• WORK INSTRUCTIONS: Tally every line of the material that includes "this", then give the tally and nothing else.

• RECORDS TO PROCESS:
========
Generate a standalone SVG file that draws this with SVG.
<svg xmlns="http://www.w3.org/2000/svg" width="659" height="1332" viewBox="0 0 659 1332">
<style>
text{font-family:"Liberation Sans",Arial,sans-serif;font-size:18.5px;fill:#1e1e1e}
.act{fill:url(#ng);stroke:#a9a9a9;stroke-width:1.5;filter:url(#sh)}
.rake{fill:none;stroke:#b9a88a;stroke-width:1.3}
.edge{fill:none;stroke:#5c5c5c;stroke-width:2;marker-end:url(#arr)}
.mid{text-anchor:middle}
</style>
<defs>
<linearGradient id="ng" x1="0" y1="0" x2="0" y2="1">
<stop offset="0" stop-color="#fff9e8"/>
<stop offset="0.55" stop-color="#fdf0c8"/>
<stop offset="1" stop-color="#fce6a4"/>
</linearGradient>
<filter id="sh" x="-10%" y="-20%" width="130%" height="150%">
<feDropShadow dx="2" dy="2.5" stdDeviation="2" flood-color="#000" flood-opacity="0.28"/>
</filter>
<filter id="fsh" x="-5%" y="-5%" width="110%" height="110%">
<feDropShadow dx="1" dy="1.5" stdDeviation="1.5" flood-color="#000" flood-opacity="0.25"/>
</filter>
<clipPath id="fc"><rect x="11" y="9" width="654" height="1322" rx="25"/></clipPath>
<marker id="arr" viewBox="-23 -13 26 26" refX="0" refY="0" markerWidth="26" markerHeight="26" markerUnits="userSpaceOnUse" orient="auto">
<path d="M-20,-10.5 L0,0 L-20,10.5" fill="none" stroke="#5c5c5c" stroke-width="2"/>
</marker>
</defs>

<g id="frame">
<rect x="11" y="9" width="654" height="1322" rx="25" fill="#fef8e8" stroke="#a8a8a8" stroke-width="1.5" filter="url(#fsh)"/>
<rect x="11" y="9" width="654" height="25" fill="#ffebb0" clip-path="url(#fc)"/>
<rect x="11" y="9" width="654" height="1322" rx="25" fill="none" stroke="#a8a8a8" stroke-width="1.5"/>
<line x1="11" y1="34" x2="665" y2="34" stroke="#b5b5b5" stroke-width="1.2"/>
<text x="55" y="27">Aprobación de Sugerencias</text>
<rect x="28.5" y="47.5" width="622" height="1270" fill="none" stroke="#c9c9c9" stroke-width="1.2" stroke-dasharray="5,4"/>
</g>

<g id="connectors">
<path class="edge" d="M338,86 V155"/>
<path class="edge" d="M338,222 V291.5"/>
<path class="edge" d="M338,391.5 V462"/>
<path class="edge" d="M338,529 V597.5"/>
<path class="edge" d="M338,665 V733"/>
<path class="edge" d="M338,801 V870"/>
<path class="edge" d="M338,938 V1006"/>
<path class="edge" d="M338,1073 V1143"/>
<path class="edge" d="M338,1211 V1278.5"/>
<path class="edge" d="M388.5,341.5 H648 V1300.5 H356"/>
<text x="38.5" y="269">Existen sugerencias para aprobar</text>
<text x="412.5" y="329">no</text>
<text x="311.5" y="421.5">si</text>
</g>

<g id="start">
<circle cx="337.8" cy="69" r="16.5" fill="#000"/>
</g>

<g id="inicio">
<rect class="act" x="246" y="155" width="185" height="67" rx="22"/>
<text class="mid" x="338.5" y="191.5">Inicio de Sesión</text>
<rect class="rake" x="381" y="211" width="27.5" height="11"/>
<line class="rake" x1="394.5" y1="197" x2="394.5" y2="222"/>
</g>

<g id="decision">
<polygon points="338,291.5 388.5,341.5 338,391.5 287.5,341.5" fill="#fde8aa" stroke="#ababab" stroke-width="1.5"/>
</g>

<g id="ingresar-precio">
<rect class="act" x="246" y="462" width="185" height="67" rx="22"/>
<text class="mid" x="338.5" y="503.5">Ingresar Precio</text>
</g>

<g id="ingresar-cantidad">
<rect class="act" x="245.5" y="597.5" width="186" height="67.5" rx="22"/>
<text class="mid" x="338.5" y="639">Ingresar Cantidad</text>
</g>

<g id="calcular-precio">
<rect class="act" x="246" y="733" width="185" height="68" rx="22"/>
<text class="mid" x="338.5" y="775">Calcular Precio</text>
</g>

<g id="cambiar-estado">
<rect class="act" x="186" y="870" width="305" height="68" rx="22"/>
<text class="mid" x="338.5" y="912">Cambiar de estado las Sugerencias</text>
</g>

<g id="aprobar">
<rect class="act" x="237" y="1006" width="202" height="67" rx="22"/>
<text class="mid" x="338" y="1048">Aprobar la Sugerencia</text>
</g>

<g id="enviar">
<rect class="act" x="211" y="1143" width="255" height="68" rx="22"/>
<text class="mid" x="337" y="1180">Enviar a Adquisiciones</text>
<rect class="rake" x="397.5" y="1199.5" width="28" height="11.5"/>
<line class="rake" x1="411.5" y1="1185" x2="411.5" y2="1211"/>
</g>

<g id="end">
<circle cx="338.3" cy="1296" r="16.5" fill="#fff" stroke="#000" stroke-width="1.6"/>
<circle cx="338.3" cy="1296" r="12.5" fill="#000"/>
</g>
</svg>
========
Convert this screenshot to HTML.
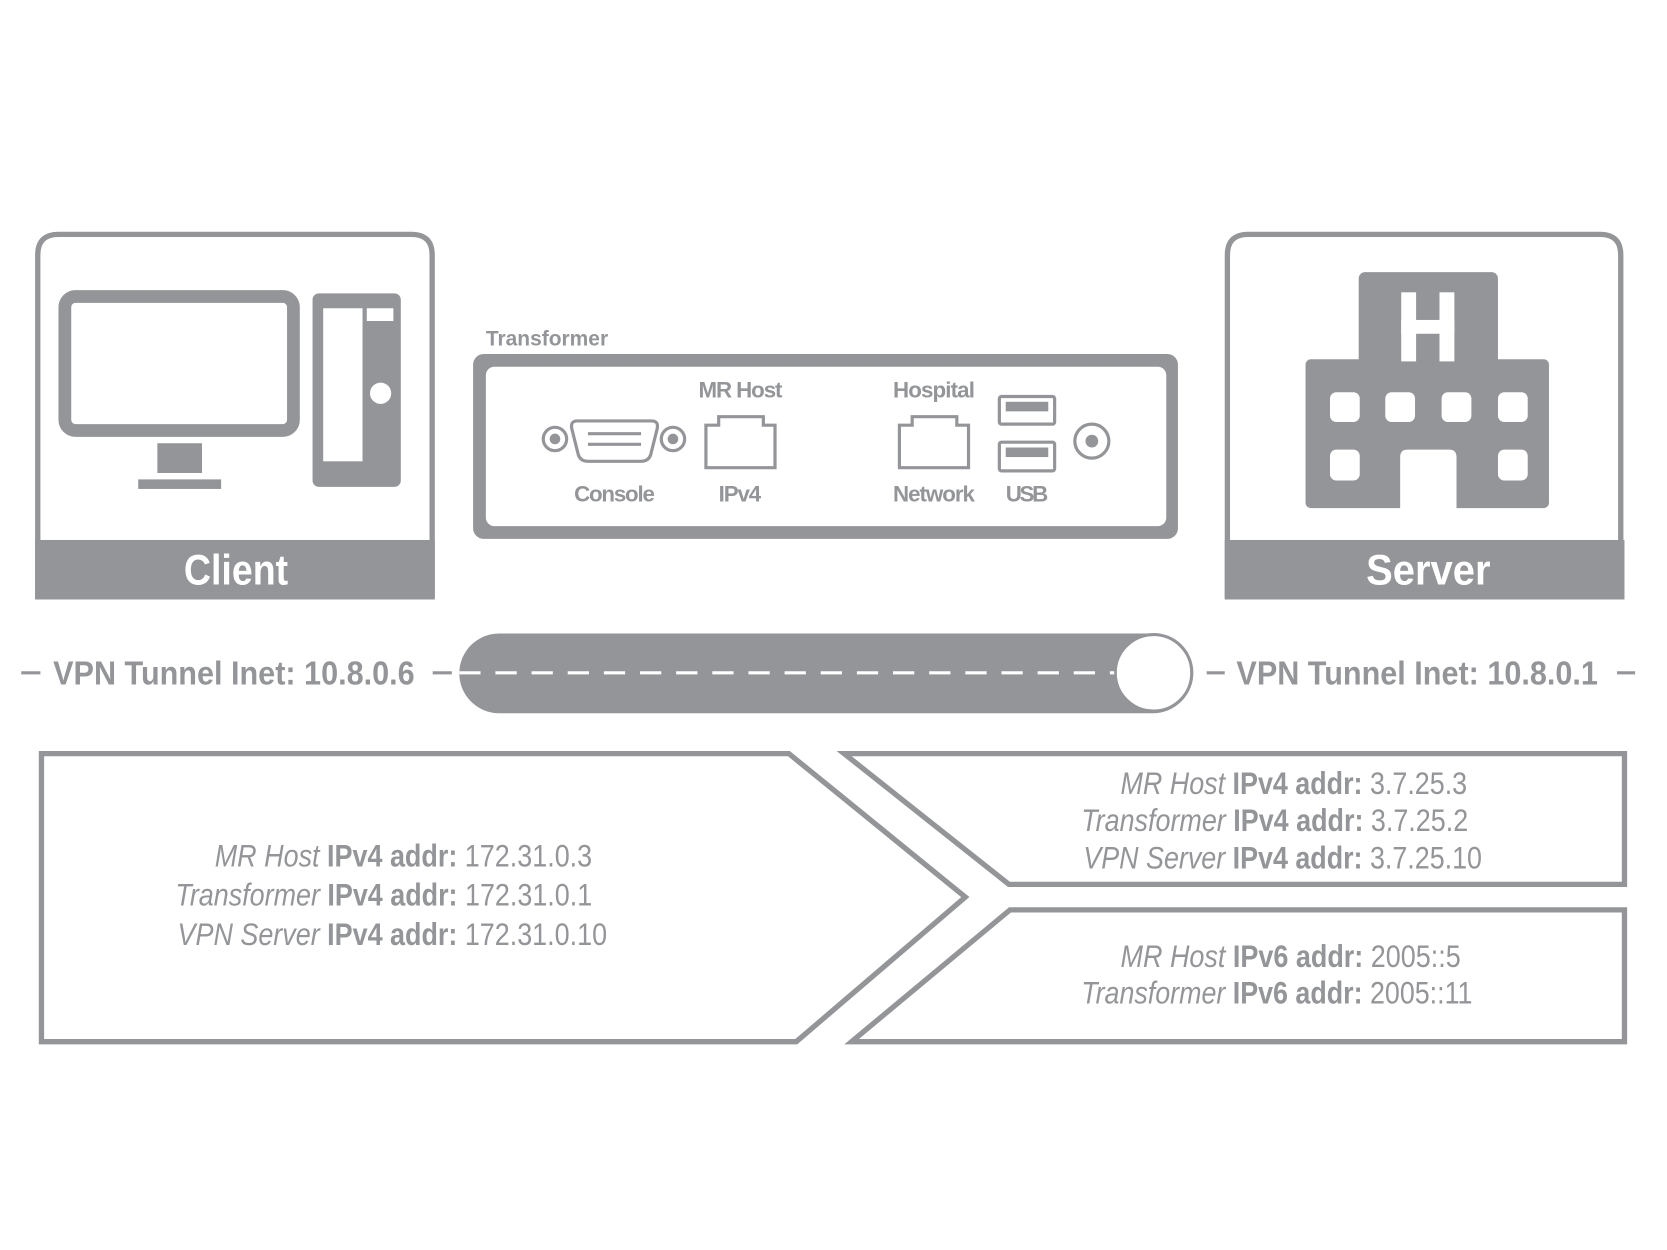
========
• IN RESPONSE: 2